* EXERCISE REQUIREMENTS
Every line of the material is to be quoted verbatim, minus the pictures.

* SUPPLIED DATA
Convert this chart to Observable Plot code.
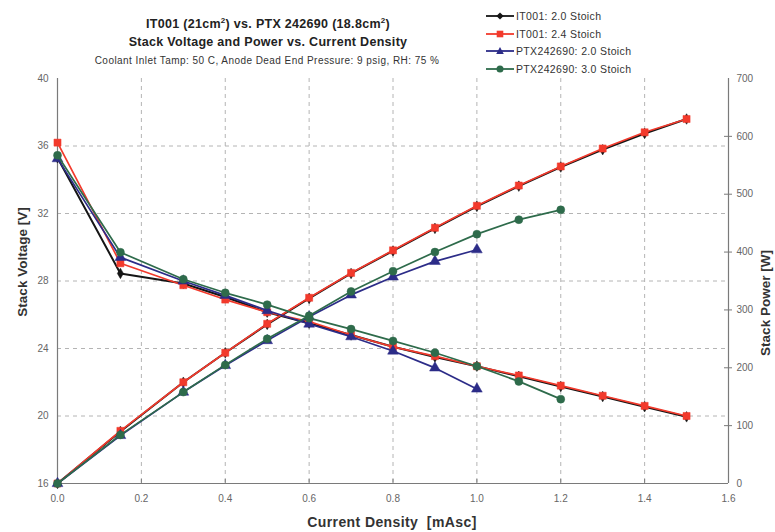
<!DOCTYPE html>
<html>
<head>
<meta charset="utf-8">
<script src="https://cdn.jsdelivr.net/npm/d3@7"></script>
<script src="https://cdn.jsdelivr.net/npm/@observablehq/plot@0.6"></script>
<style>
  html, body { margin: 0; padding: 0; background: #fff; }
  #wrap { position: relative; width: 775px; height: 532px; font-family: "Liberation Sans", Arial, sans-serif; }
  #chart { position: absolute; left: 0; top: 0; }
  .t { position: absolute; white-space: nowrap; color: #222; }
  .title { font-weight: bold; font-size: 12.5px; letter-spacing: 0.3px; transform: translateX(-50%); }
  .sub { font-size: 10px; letter-spacing: 0.45px; transform: translateX(-50%); color: #333; }
  .axlab { font-weight: bold; font-size: 13.5px; color: #333; }
  .leg { position: absolute; left: 486px; display: flex; align-items: center; font-size: 10.5px; letter-spacing: 0.35px; color: #333; }
  .leg svg { margin-right: 2px; }
</style>
</head>
<body>
<div id="wrap">
  <div id="chart"></div>
  <div class="t title" style="left:268px; top:17px;">IT001 (21cm<sup style="font-size:8px;vertical-align:5px;line-height:0">2</sup>) vs. PTX 242690 (18.8cm<sup style="font-size:8px;vertical-align:5px;line-height:0">2</sup>)</div>
  <div class="t title" style="left:268px; top:35px;">Stack Voltage and Power vs. Current Density</div>
  <div class="t sub" style="left:267px; top:55px;">Coolant Inlet Tamp: 50 C, Anode Dead End Pressure: 9 psig, RH: 75 %</div>
  <div id="legend"></div>
  <div class="t axlab" style="left:22px; top:262px; transform: translate(-50%,-50%) rotate(-90deg);">Stack Voltage [V]</div>
  <div class="t axlab" style="left:765px; top:303px; transform: translate(-50%,-50%) rotate(-90deg);">Stack Power [W]</div>
  <div class="t axlab" style="left:392px; top:522px; font-size:14px; letter-spacing:0.4px; transform: translate(-50%,-50%);">Current Density&nbsp; [mAsc]</div>
</div>
<script>
// ---- data ----
const currentDensity = [0, 0.15, 0.3, 0.4, 0.5, 0.6, 0.7, 0.8, 0.9, 1.0, 1.1, 1.2, 1.3, 1.4, 1.5];

const seriesNames = ["IT001: 2.0 Stoich", "IT001: 2.4 Stoich", "PTX242690: 2.0 Stoich", "PTX242690: 3.0 Stoich"];
const seriesColors = ["#151515", "#f23a2c", "#2c2c88", "#2e6b4b"];
const seriesSymbols = ["diamond", "square", "triangle", "circle"];

const it001_20_voltage = [35.3, 28.45, 27.85, 27.05, 26.15, 25.5, 24.8, 24.1, 23.5, 22.95, 22.35, 21.75, 21.15, 20.55, 19.95];
const it001_20_power   = [0, 90, 175, 226, 275, 320, 363, 402, 441, 479, 514, 547, 577, 605, 630];

const it001_24_voltage = [36.2, 29.05, 27.75, 26.9, 26.15, 25.6, 24.8, 24.1, 23.55, 22.95, 22.4, 21.8, 21.2, 20.6, 20.0];
const it001_24_power   = [0, 91, 175, 226, 276, 321, 364, 403, 442, 480, 515, 548, 579, 607, 630];

const ptx_20_voltage = [35.25, 29.4, 28.0, 27.15, 26.25, 25.45, 24.7, 23.85, 22.85, 21.6];
const ptx_20_power   = [0, 83, 158, 204, 247, 288, 326, 357, 384, 404];

const ptx_30_voltage = [35.45, 29.7, 28.1, 27.3, 26.6, 25.8, 25.15, 24.45, 23.75, 22.95, 22.05, 21.0];
const ptx_30_power   = [0, 84, 158, 205, 250, 290, 332, 367, 400, 431, 456, 473];

const xTicks = [0, 0.2, 0.4, 0.6, 0.8, 1.0, 1.2, 1.4, 1.6];
const voltageTicks = [16, 20, 24, 28, 32, 36, 40];
const powerTicks = [0, 100, 200, 300, 400, 500, 600, 700];

// ---- build ----
const vMin = 16, vMax = 40, pMax = 700;
const powerToV = p => vMin + p / pMax * (vMax - vMin);
const vToPower = v => Math.round((v - vMin) / (vMax - vMin) * pMax);

const voltageSets = [it001_20_voltage, it001_24_voltage, ptx_20_voltage, ptx_30_voltage];
const powerSets = [it001_20_power, it001_24_power, ptx_20_power, ptx_30_power];

const seriesMarks = [];
seriesNames.forEach((name, s) => {
  const color = seriesColors[s];
  const vRows = voltageSets[s].map((v, i) => ({x: currentDensity[i], y: v}));
  const pRows = powerSets[s].map((p, i) => ({x: currentDensity[i], y: powerToV(p)}));
  const r = s === 0 ? 3.2 : 4;
  for (const rows of [vRows, pRows]) {
    seriesMarks.push(Plot.line(rows, {x: "x", y: "y", stroke: color, strokeWidth: s === 0 ? 2 : 1.7}));
    seriesMarks.push(Plot.dot(rows, {x: "x", y: "y", fill: color, stroke: color, strokeWidth: 0.5, symbol: seriesSymbols[s], r}));
  }
});

const dxTick = 4 / (671 / 1.6);
const dyTick = 4 / (405 / 24);

const chart = Plot.plot({
  width: 775,
  height: 532,
  marginLeft: 57,
  marginRight: 47,
  marginTop: 78,
  marginBottom: 49,
  x: {domain: [0, 1.6]},
  y: {domain: [vMin, vMax]},
  style: {fontFamily: "'Liberation Sans', Arial, sans-serif", fontSize: "10px", color: "#666", background: "#fff"},
  marks: [
    Plot.gridX(xTicks.slice(1, -1), {stroke: "#b4b4b4", strokeOpacity: 1, strokeDasharray: "4,4"}),
    Plot.gridY(voltageTicks.slice(1, -1), {stroke: "#b4b4b4", strokeOpacity: 1, strokeDasharray: "4,4"}),
    Plot.ruleX([0, 1.6], {stroke: "#7a7a7a", strokeWidth: 1.2}),
    Plot.ruleY([vMin], {stroke: "#7a7a7a", strokeWidth: 1.2}),
    Plot.ruleX(xTicks.slice(1, -1), {x: d => d, y1: vMin, y2: vMin + dyTick, stroke: "#7a7a7a"}),
    Plot.ruleY(powerTicks.slice(1, -1).map(powerToV), {y: d => d, x1: 1.6 - dxTick, x2: 1.6 + dxTick, stroke: "#7a7a7a"}),
    Plot.axisX(xTicks, {tickSize: 0, tickPadding: 11, tickFormat: d3.format(".1f"), label: null}),
    Plot.axisY(voltageTicks, {tickSize: 0, tickPadding: 9, label: null}),
    Plot.axisY(powerTicks.map(powerToV), {anchor: "right", tickSize: 0, tickPadding: 8, tickFormat: vToPower, label: null}),
    ...seriesMarks
  ]
});
document.getElementById("chart").appendChild(chart);

// ---- legend ----
const legend = document.getElementById("legend");
const legTops = [16, 33.5, 51, 68.5];
const symPath = {
  diamond: "M0,-3.6L3.6,0L0,3.6L-3.6,0Z",
  square: "M-3.3,-3.3H3.3V3.3H-3.3Z",
  triangle: "M0,-4L3.8,3H-3.8Z",
  circle: "M3.5,0A3.5,3.5,0,1,1,-3.5,0A3.5,3.5,0,1,1,3.5,0"
};
seriesNames.forEach((name, s) => {
  const div = document.createElement("div");
  div.className = "leg";
  div.style.top = (legTops[s] - 6) + "px";
  div.innerHTML = `<svg width="28" height="12"><line x1="0" y1="6" x2="28" y2="6" stroke="${seriesColors[s]}" stroke-width="1.8"/><path transform="translate(14,6)" d="${symPath[seriesSymbols[s]]}" fill="${seriesColors[s]}"/></svg><span>${name}</span>`;
  legend.appendChild(div);
});
</script>
</body>
</html>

* WRITTEN SOLUTION
Convert this chart to Observable Plot code.
<!DOCTYPE html>
<html>
<head>
<meta charset="utf-8">
<script src="https://cdn.jsdelivr.net/npm/d3@7"></script>
<script src="https://cdn.jsdelivr.net/npm/@observablehq/plot@0.6"></script>
<style>
  html, body { margin: 0; padding: 0; background: #fff; }
  #wrap { position: relative; width: 775px; height: 532px; font-family: "Liberation Sans", Arial, sans-serif; }
  #chart { position: absolute; left: 0; top: 0; }
  .t { position: absolute; white-space: nowrap; color: #222; }
  .title { font-weight: bold; font-size: 12.5px; letter-spacing: 0.3px; transform: translateX(-50%); }
  .sub { font-size: 10px; letter-spacing: 0.45px; transform: translateX(-50%); color: #333; }
  .axlab { font-weight: bold; font-size: 13.5px; color: #333; }
  .leg { position: absolute; left: 486px; display: flex; align-items: center; font-size: 10.5px; letter-spacing: 0.35px; color: #333; }
  .leg svg { margin-right: 2px; }
</style>
</head>
<body>
<div id="wrap">
  <div id="chart"></div>
  <div class="t title" style="left:268px; top:17px;">IT001 (21cm<sup style="font-size:8px;vertical-align:5px;line-height:0">2</sup>) vs. PTX 242690 (18.8cm<sup style="font-size:8px;vertical-align:5px;line-height:0">2</sup>)</div>
  <div class="t title" style="left:268px; top:35px;">Stack Voltage and Power vs. Current Density</div>
  <div class="t sub" style="left:267px; top:55px;">Coolant Inlet Tamp: 50 C, Anode Dead End Pressure: 9 psig, RH: 75 %</div>
  <div id="legend"></div>
  <div class="t axlab" style="left:22px; top:262px; transform: translate(-50%,-50%) rotate(-90deg);">Stack Voltage [V]</div>
  <div class="t axlab" style="left:765px; top:303px; transform: translate(-50%,-50%) rotate(-90deg);">Stack Power [W]</div>
  <div class="t axlab" style="left:392px; top:522px; font-size:14px; letter-spacing:0.4px; transform: translate(-50%,-50%);">Current Density&nbsp; [mAsc]</div>
</div>
<script>
// ---- data ----
const currentDensity = [0, 0.15, 0.3, 0.4, 0.5, 0.6, 0.7, 0.8, 0.9, 1.0, 1.1, 1.2, 1.3, 1.4, 1.5];

const seriesNames = ["IT001: 2.0 Stoich", "IT001: 2.4 Stoich", "PTX242690: 2.0 Stoich", "PTX242690: 3.0 Stoich"];
const seriesColors = ["#151515", "#f23a2c", "#2c2c88", "#2e6b4b"];
const seriesSymbols = ["diamond", "square", "triangle", "circle"];

const it001_20_voltage = [35.3, 28.45, 27.85, 27.05, 26.15, 25.5, 24.8, 24.1, 23.5, 22.95, 22.35, 21.75, 21.15, 20.55, 19.95];
const it001_20_power   = [0, 90, 175, 226, 275, 320, 363, 402, 441, 479, 514, 547, 577, 605, 630];

const it001_24_voltage = [36.2, 29.05, 27.75, 26.9, 26.15, 25.6, 24.8, 24.1, 23.55, 22.95, 22.4, 21.8, 21.2, 20.6, 20.0];
const it001_24_power   = [0, 91, 175, 226, 276, 321, 364, 403, 442, 480, 515, 548, 579, 607, 630];

const ptx_20_voltage = [35.25, 29.4, 28.0, 27.15, 26.25, 25.45, 24.7, 23.85, 22.85, 21.6];
const ptx_20_power   = [0, 83, 158, 204, 247, 288, 326, 357, 384, 404];

const ptx_30_voltage = [35.45, 29.7, 28.1, 27.3, 26.6, 25.8, 25.15, 24.45, 23.75, 22.95, 22.05, 21.0];
const ptx_30_power   = [0, 84, 158, 205, 250, 290, 332, 367, 400, 431, 456, 473];

const xTicks = [0, 0.2, 0.4, 0.6, 0.8, 1.0, 1.2, 1.4, 1.6];
const voltageTicks = [16, 20, 24, 28, 32, 36, 40];
const powerTicks = [0, 100, 200, 300, 400, 500, 600, 700];

// ---- build ----
const vMin = 16, vMax = 40, pMax = 700;
const powerToV = p => vMin + p / pMax * (vMax - vMin);
const vToPower = v => Math.round((v - vMin) / (vMax - vMin) * pMax);

const voltageSets = [it001_20_voltage, it001_24_voltage, ptx_20_voltage, ptx_30_voltage];
const powerSets = [it001_20_power, it001_24_power, ptx_20_power, ptx_30_power];

const seriesMarks = [];
seriesNames.forEach((name, s) => {
  const color = seriesColors[s];
  const vRows = voltageSets[s].map((v, i) => ({x: currentDensity[i], y: v}));
  const pRows = powerSets[s].map((p, i) => ({x: currentDensity[i], y: powerToV(p)}));
  const r = s === 0 ? 3.2 : 4;
  for (const rows of [vRows, pRows]) {
    seriesMarks.push(Plot.line(rows, {x: "x", y: "y", stroke: color, strokeWidth: s === 0 ? 2 : 1.7}));
    seriesMarks.push(Plot.dot(rows, {x: "x", y: "y", fill: color, stroke: color, strokeWidth: 0.5, symbol: seriesSymbols[s], r}));
  }
});

const dxTick = 4 / (671 / 1.6);
const dyTick = 4 / (405 / 24);

const chart = Plot.plot({
  width: 775,
  height: 532,
  marginLeft: 57,
  marginRight: 47,
  marginTop: 78,
  marginBottom: 49,
  x: {domain: [0, 1.6]},
  y: {domain: [vMin, vMax]},
  style: {fontFamily: "'Liberation Sans', Arial, sans-serif", fontSize: "10px", color: "#666", background: "#fff"},
  marks: [
    Plot.gridX(xTicks.slice(1, -1), {stroke: "#b4b4b4", strokeOpacity: 1, strokeDasharray: "4,4"}),
    Plot.gridY(voltageTicks.slice(1, -1), {stroke: "#b4b4b4", strokeOpacity: 1, strokeDasharray: "4,4"}),
    Plot.ruleX([0, 1.6], {stroke: "#7a7a7a", strokeWidth: 1.2}),
    Plot.ruleY([vMin], {stroke: "#7a7a7a", strokeWidth: 1.2}),
    Plot.ruleX(xTicks.slice(1, -1), {x: d => d, y1: vMin, y2: vMin + dyTick, stroke: "#7a7a7a"}),
    Plot.ruleY(powerTicks.slice(1, -1).map(powerToV), {y: d => d, x1: 1.6 - dxTick, x2: 1.6 + dxTick, stroke: "#7a7a7a"}),
    Plot.axisX(xTicks, {tickSize: 0, tickPadding: 11, tickFormat: d3.format(".1f"), label: null}),
    Plot.axisY(voltageTicks, {tickSize: 0, tickPadding: 9, label: null}),
    Plot.axisY(powerTicks.map(powerToV), {anchor: "right", tickSize: 0, tickPadding: 8, tickFormat: vToPower, label: null}),
    ...seriesMarks
  ]
});
document.getElementById("chart").appendChild(chart);

// ---- legend ----
const legend = document.getElementById("legend");
const legTops = [16, 33.5, 51, 68.5];
const symPath = {
  diamond: "M0,-3.6L3.6,0L0,3.6L-3.6,0Z",
  square: "M-3.3,-3.3H3.3V3.3H-3.3Z",
  triangle: "M0,-4L3.8,3H-3.8Z",
  circle: "M3.5,0A3.5,3.5,0,1,1,-3.5,0A3.5,3.5,0,1,1,3.5,0"
};
seriesNames.forEach((name, s) => {
  const div = document.createElement("div");
  div.className = "leg";
  div.style.top = (legTops[s] - 6) + "px";
  div.innerHTML = `<svg width="28" height="12"><line x1="0" y1="6" x2="28" y2="6" stroke="${seriesColors[s]}" stroke-width="1.8"/><path transform="translate(14,6)" d="${symPath[seriesSymbols[s]]}" fill="${seriesColors[s]}"/></svg><span>${name}</span>`;
  legend.appendChild(div);
});
</script>
</body>
</html>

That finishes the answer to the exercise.